Reste un ensemble de textes qui décidément impressionne le lecteur par l’étendue de la connaissance qui s’y manifeste sans cesser de l’interroger en retour sur ce que lire veut dire – ce que lire vraiment veut dire, ou ce que lire veut vraiment dire. On y chercherait en vain la moindre démonstration de savoir : il n’y a ici aucun enjeu de savoir, pas davantage de pouvoir, parce qu’il ne s’agit jamais d’écrire comme il est si commun « sur » les livres (ce qui implique nécessairement une position de surplomb) mais depuis l’expérience de leur lecture. Être savant quant à la littérature de la mitteleuropa du XXe siècle est une chose, la connaître suffisamment pour en épouser les mouvements profonds en est une autre – et c’est cette connaissance profonde, intime, que Linda Lê parvient à partager avec son lecteur, l’enjeu étant d’abord d’en transmettre le goût ou, plus précisément et là encore, la nécessité.

Cette connaissance est avant tout une quête de la vibration indéfinissable que l’on éprouve à découvrir un livre vivant quand tant de romans placebo nous arrivent déjà morts à parution – et voilà bien ce qu’affirme clairement une citation d’Henry Miller que détourne Linda Lê : « “Ils étaient vivants et ils m’ont parlé”, aurait pu dire Rodolphe Christin des livres d’Albert Cossery, avec la même fébrilité que Henry Miller naguère quand il confiait la joie ressentie à se mettre à l’écoute de certaines œuvres indispensables à sa survie. » Alors la « lecture électrise », ainsi que le précise Linda Lê à propos des lettres d’Arthur Cravan à Mina Loy qui « sont certes enflammées, mais ont aussi des accents de liberté et un je-ne-sais-quoi de sauvage qui enivrent. »
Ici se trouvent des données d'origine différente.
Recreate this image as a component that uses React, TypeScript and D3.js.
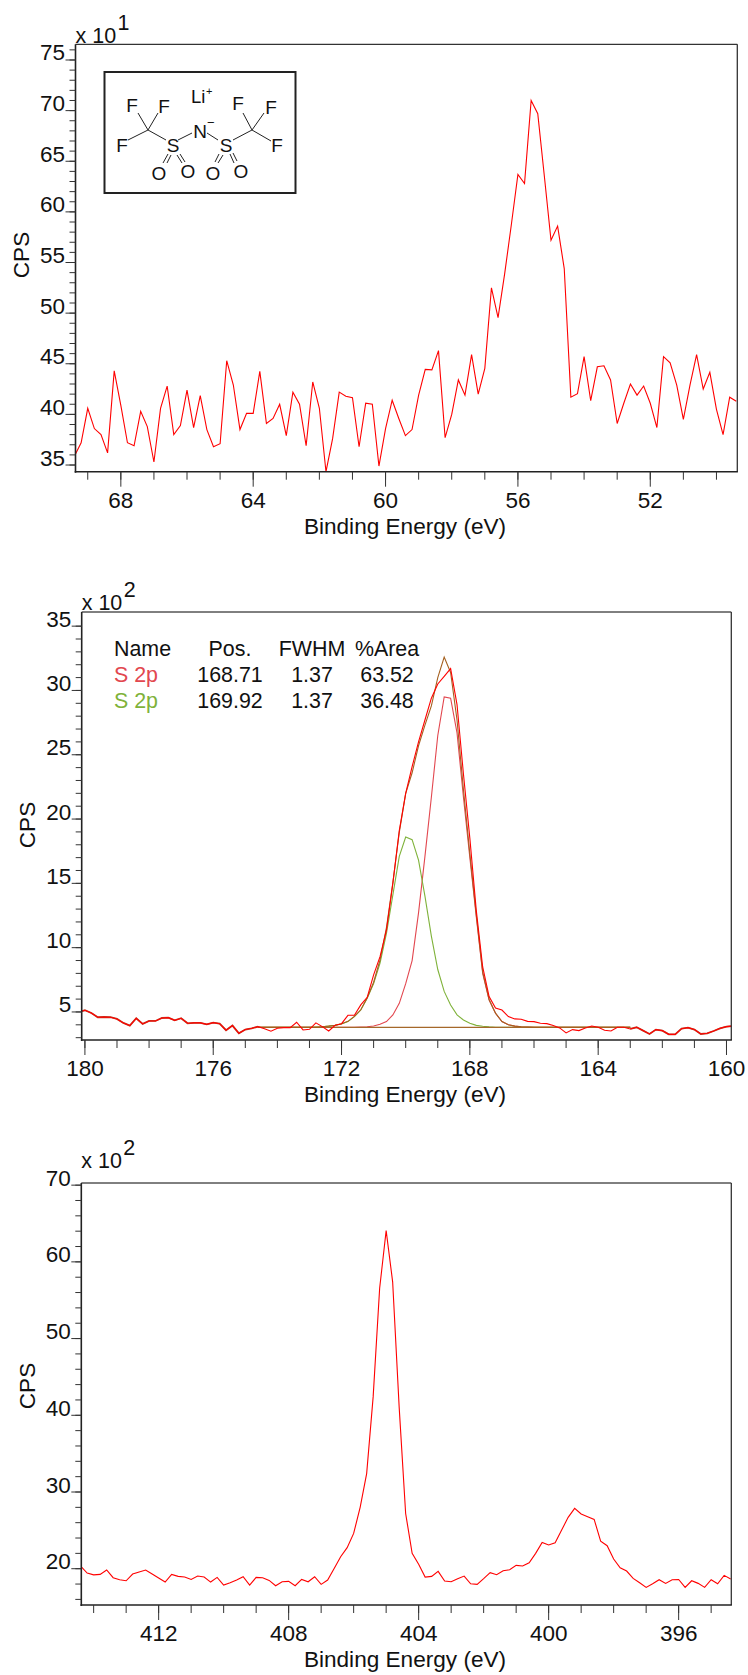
import React from "react";
import * as d3 from "d3";

const xTitle = "Binding Energy (eV)";
const yTitle = "CPS";

// Panel 1 (Li 1s region): counts, one point every 0.2 eV from 69.4 eV
const liStart = 69.4;
const liCounts = [359,372,406,386,380,362,443,409,372,369,403,388,353,406,428,380,389,424,387,418.5,385,368,371,453,429,385,401,401,442.5,391,396,410,379,422,410,369,432,406,343.4,376,422,418,416.5,368,411,410,349,386,414,396,379,385,419,444.5,444,463,377,400,434,419,459,420,445.5,525,495.5,539,587,637,628,710,697,635,572,586,544,417,420.5,457,413.5,447,448,434,391,411,430,419,428,411,387,457,451,429,395,429,459,425,441.5,405,380,417,413];

// Panel 2 (S 2p region): x100 counts, one point every 0.2 eV from 180.2 eV
const sStart = 180.2;
const sRaw = [5.0,5.13,4.92,4.59,4.61,4.59,4.46,4.15,3.94,4.51,4.07,4.3,4.3,4.53,4.56,4.35,4.51,4.12,4.15,4.15,4.04,4.17,4.09,3.58,3.94,3.34,3.63,3.73,3.86,3.7,3.5,3.73,3.78,3.78,4.2,3.6,3.65,4.15,3.86,3.52,3.96,4.09,4.74,4.74,5.55,6.14,7.88,9.3,11.37,15,19.1,22,24.07,26,27.7,29.4,30.5,31.1,31.7,28.9,23.5,18.5,12.9,8.5,6.2,5.3,5.15,4.64,4.46,4.43,4.27,4.25,4.12,4.09,3.94,3.76,3.37,3.63,3.55,3.76,3.91,3.81,3.58,3.52,3.81,3.81,3.68,3.81,3.55,3.29,3.63,3.55,3.26,3.26,3.7,3.78,3.63,3.29,3.34,3.52,3.73,3.86,3.91];
// fitted curves cover 174.6 eV to 163.0 eV
const fitStart = 174.6;
const sPeak1 = [3.8,3.8,3.8,3.8,3.8,3.8,3.8,3.8,3.8,3.8,3.8,3.8,3.8,3.8,3.8,3.8,3.82,3.85,3.91,4.04,4.25,4.77,5.67,7.2,9,12.7,17.1,21.7,26.5,29.5,29.4,26.7,21.7,17,12.4,8,5.93,4.9,4.25,4,3.9,3.85,3.82,3.8,3.8,3.8,3.8,3.8,3.8,3.8,3.8,3.8,3.8,3.8,3.8,3.8,3.8,3.8,3.8];
const sPeak2 = [3.8,3.8,3.8,3.8,3.8,3.8,3.8,3.8,3.8,3.82,3.85,3.9,3.96,4.07,4.25,4.64,5.15,6.06,7.2,8.8,11.1,14.1,17.1,18.6,18.4,16.8,14,10.9,8.3,6.6,5.54,4.77,4.38,4.12,3.96,3.89,3.84,3.81,3.8,3.8,3.8,3.8,3.8,3.8,3.8,3.8,3.8,3.8,3.8,3.8,3.8,3.8,3.8,3.8,3.8,3.8,3.8,3.8,3.8];
const sEnvelope = [3.8,3.8,3.8,3.8,3.8,3.8,3.8,3.8,3.8,3.8,3.85,3.9,3.97,4.08,4.27,4.66,5.17,6.11,7.31,9.04,11.55,15.07,18.97,22,23.6,25.7,27.3,28.8,31,32.6,31.4,27.7,22.3,17.3,12.56,8.1,5.97,4.91,4.25,4,3.9,3.85,3.82,3.8,3.8,3.8,3.8,3.8,3.8,3.8,3.8,3.8,3.8,3.8,3.8,3.8,3.8,3.8,3.8];
const sBackground = [3.8, 3.8];
const sBackgroundEnergy = [174.6, 163.0];

// Panel 3 (N 1s region): x100 counts, one point every 0.2 eV from 414.4 eV
const nStart = 414.4;
const nCounts = [20.35,19.43,19.2,19.26,19.83,18.83,18.57,18.43,19.3,19.57,19.83,19.3,18.78,18.26,19.26,19,18.91,18.6,19.04,18.91,18.26,18.87,17.87,18.17,18.52,18.96,17.87,18.87,18.83,18.48,17.78,18.3,18.35,17.78,18.6,18.3,18.96,17.96,18.52,20.04,21.57,22.74,24.6,28.0,32.4,42.4,56.56,64.07,57.4,41.1,27.2,22,20.57,18.91,19,19.65,18.39,18.3,18.7,19.04,18.04,17.96,18.7,19.48,19.22,19.74,19.87,20.43,20.35,20.78,22,23.43,23.09,23.39,25.04,26.7,27.87,27.13,26.78,26.43,23.6,23,21.26,20.13,19.7,18.74,18.17,17.57,18.04,18.57,18.09,18.57,18.6,17.57,18.43,18.09,17.57,18.57,18.04,19.13,18.65];

const legendHeader = ["Name", "Pos.", "FWHM", "%Area"];
const legendRows = [
  ["S 2p", "168.71", "1.37", "63.52"],
  ["S 2p", "169.92", "1.37", "36.48"],
];
const legendColors = ["#e2474f", "#7fb23a"];

const FONT = "'Liberation Sans', Arial, sans-serif";
const INK = "#111";
const energies = (start: number, n: number) => d3.range(n).map((i) => start - 0.2 * i);

type PanelProps = {
  id: string;
  left: number; right: number; top: number; bottom: number;
  xDomain: [number, number];
  yDomain: [number, number];
  xMajor: number[]; xMinor: number[];
  yMajor: number[]; yMinor: number[];
  yDiv: number;
  exponent: string;
  scaleY: number;
  cpsX: number; cpsY: number;
  children: (x: d3.ScaleLinear<number, number>, y: d3.ScaleLinear<number, number>) => React.ReactNode;
};

function Panel(p: PanelProps) {
  const x = d3.scaleLinear().domain(p.xDomain).range([p.left, p.right]);
  const y = d3.scaleLinear().domain(p.yDomain).range([p.bottom, p.top]);
  return (
    <g fontFamily={FONT} fill={INK}>
      <clipPath id={p.id}>
        <rect x={p.left} y={p.top} width={p.right - p.left} height={p.bottom - p.top} />
      </clipPath>
      <g clipPath={`url(#${p.id})`}>{p.children(x, y)}</g>
      <line x1={p.left} x2={p.right} y1={p.top} y2={p.top} stroke="#000" strokeWidth={1} />
      <line x1={p.right} x2={p.right} y1={p.top} y2={p.bottom} stroke="#333" strokeWidth={1.3} />
      <line x1={p.left} x2={p.left} y1={p.top} y2={p.bottom + 1} stroke="#222" strokeWidth={1.6} />
      <line x1={p.left - 0.8} x2={p.right + 0.6} y1={p.bottom} y2={p.bottom} stroke="#222" strokeWidth={1.6} />
      {p.xMinor.map((v) => (
        <line key={v} x1={x(v)} x2={x(v)} y1={p.bottom} y2={p.bottom + 8} stroke="#333" />
      ))}
      {p.xMajor.map((v) => (
        <g key={v}>
          <line x1={x(v)} x2={x(v)} y1={p.bottom} y2={p.bottom + 15} stroke="#333" />
          <text x={x(v)} y={p.bottom + 36} fontSize={22.5} textAnchor="middle">{v}</text>
        </g>
      ))}
      {p.yMinor.map((v) => (
        <line key={v} x1={p.left} x2={p.left - 6} y1={y(v)} y2={y(v)} stroke="#333" />
      ))}
      {p.yMajor.map((v) => (
        <g key={v}>
          <line x1={p.left} x2={p.left - 10} y1={y(v)} y2={y(v)} stroke="#333" />
          <text x={p.left - 10.5} y={y(v) + 0.5} fontSize={22.5} textAnchor="end">{v / p.yDiv}</text>
        </g>
      ))}
      <text x={p.left} y={p.scaleY} fontSize={21.5}>x 10</text>
      <text x={p.left + 42} y={p.scaleY - 13} fontSize={21.5}>{p.exponent}</text>
      <text x={405} y={p.bottom + 62} fontSize={22.6} textAnchor="middle">{xTitle}</text>
      <text transform={`translate(${p.cpsX},${p.cpsY}) rotate(-90)`} fontSize={22.5} textAnchor="middle">{yTitle}</text>
    </g>
  );
}

const makeLine = (
  x: d3.ScaleLinear<number, number>,
  y: d3.ScaleLinear<number, number>,
  xs: number[], ys: number[]
) => d3.line<number>().x((_, i) => x(xs[i])).y((d) => y(d))(ys) || "";

// Chemical structure inset (drawing, in page pixels)
const bonds = [
  [148,130,138,113],[148,130,158,113],[148,130,128,140],[148,130,166,140],
  [178,140,192,133],[207,133,218,140],[233,140,252,130],[252,130,243,113],
  [252,130,264,113],[252,130,271,141],[168,154,163,163],[171,155,167,163],
  [177,155,182,163],[180,154,185,162],[219,154,215,162],[223,155,218,163],
  [230,154,234,163],[233,153,237,161],
];
const atoms: [string, number, number][] = [
  ["F",132,105],["F",164,106],["F",122,145],["N",200,131],["S",173,145],["S",226,145],
  ["O",159,173],["O",188,171],["O",213,173],["O",241,171],["F",238,103],["F",271,107],["F",277,145],
];

function Structure() {
  return (
    <g fontFamily={FONT} fill={INK}>
      <rect x={104.5} y={72} width={191} height={121} fill="none" stroke="#222" strokeWidth={2} />
      {bonds.map((b, i) => (
        <line key={i} x1={b[0]} y1={b[1]} x2={b[2]} y2={b[3]} stroke="#222" strokeWidth={1} />
      ))}
      {atoms.map((a, i) => (
        <text key={i} x={a[1]} y={a[2]} fontSize={19} textAnchor="middle" dominantBaseline="central">{a[0]}</text>
      ))}
      <text x={191} y={103} fontSize={18.5}>Li</text>
      <text x={206} y={95} fontSize={11}>+</text>
      <text x={207} y={127} fontSize={13}>−</text>
    </g>
  );
}

export default function App() {
  const liX = energies(liStart, liCounts.length);
  const sX = energies(sStart, sRaw.length);
  const fitX = energies(fitStart, sPeak1.length);
  const nX = energies(nStart, nCounts.length);
  return (
    <svg width={748} height={1675} style={{ position: "absolute", left: 0, top: 0 }}>
      <rect width={748} height={1675} fill="#fff" />
      <Panel id="p1" left={75.5} right={737.3} top={44.3} bottom={471.7}
        xDomain={[69.37, 49.37]} yDomain={[343.4, 765.5]}
        xMajor={d3.range(68, 51, -4)} xMinor={d3.range(69, 49, -1)}
        yMajor={d3.range(350, 751, 50)} yMinor={d3.range(350, 761, 10)}
        yDiv={10} exponent="1" scaleY={42.5} cpsX={29} cpsY={255}>
        {(x, y) => <path d={makeLine(x, y, liX, liCounts)} fill="none" stroke="#ff0000" strokeWidth={1.1} />}
      </Panel>
      <Structure />

      <Panel id="p2" left={81.7} right={731.3} top={612} bottom={1040}
        xDomain={[180.1, 159.85]} yDomain={[2.82, 36.1]}
        xMajor={d3.range(180, 159, -4)} xMinor={d3.range(180, 159, -1)}
        yMajor={d3.range(5, 36, 5)} yMinor={d3.range(3, 36, 1)}
        yDiv={1} exponent="2" scaleY={610} cpsX={35} cpsY={825}>
        {(x, y) => (
          <g fill="none">
            <path d={makeLine(x, y, sX.slice(0, 29), sRaw.slice(0, 29))} stroke="#b5452a" strokeWidth={1.8} />
            <path d={makeLine(x, y, sX.slice(86), sRaw.slice(86))} stroke="#b5452a" strokeWidth={1.8} />
            <path d={makeLine(x, y, fitX, sPeak1)} stroke="#e2474f" strokeWidth={1.1} />
            <path d={makeLine(x, y, fitX, sPeak2)} stroke="#7fb23a" strokeWidth={1.1} />
            <path d={makeLine(x, y, sBackgroundEnergy, sBackground)} stroke="#a5682a" strokeWidth={1.3} />
            <path d={makeLine(x, y, fitX, sEnvelope)} stroke="#a5601f" strokeWidth={1.1} />
            <path d={makeLine(x, y, sX, sRaw)} stroke="#ff0000" strokeWidth={1.1} />
          </g>
        )}
      </Panel>
      <g fontFamily={FONT} fontSize={21.4} fill={INK}>
        <text x={114} y={656}>{legendHeader[0]}</text>
        <text x={230} y={656} textAnchor="middle">{legendHeader[1]}</text>
        <text x={312} y={656} textAnchor="middle">{legendHeader[2]}</text>
        <text x={387} y={656} textAnchor="middle">{legendHeader[3]}</text>
        {legendRows.map((r, i) => (
          <g key={i}>
            <text x={114} y={682 + i * 26} fill={legendColors[i]}>{r[0]}</text>
            <text x={230} y={682 + i * 26} textAnchor="middle">{r[1]}</text>
            <text x={312} y={682 + i * 26} textAnchor="middle">{r[2]}</text>
            <text x={387} y={682 + i * 26} textAnchor="middle">{r[3]}</text>
          </g>
        ))}
      </g>

      <Panel id="p3" left={81.3} right={731.3} top={1183} bottom={1605}
        xDomain={[414.38, 394.38]} yDomain={[15.27, 70.28]}
        xMajor={d3.range(412, 395, -4)} xMinor={d3.range(414, 394, -1)}
        yMajor={d3.range(20, 71, 10)} yMinor={d3.range(16, 71, 2)}
        yDiv={1} exponent="2" scaleY={1168} cpsX={35} cpsY={1386}>
        {(x, y) => <path d={makeLine(x, y, nX, nCounts)} fill="none" stroke="#ff0000" strokeWidth={1.1} />}
      </Panel>
    </svg>
  );
}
Parvenir à témoigner dans une langue claire et précise, qui jamais ne s’encombre d’esbroufe ou de métaphores hasardeuses, de cette puissance de l’art littéraire, c’est-à-dire, parvenir à témoigner de ce que la littérature nous fait et dès lors (et à tous les sens de l’expression) de ce qu’elle peut bien nous faire à nous, personnellement, ici et maintenant, est l’apanage des lecteurs les plus déterminants. Il est en l’occurrence hautement réjouissant de constater que la connaissance qui est ici à l’œuvre n’a jamais rien de pesant comme le savoir peut l’être, même au bout de plusieurs centaines de pages dont on poursuit la lecture, au contraire, avec un sentiment croissant d’allégresse.

Linda Lê, L’armée invisible, préface de Mathieu Terence, éditions du Cerf, 400 p., 24 €.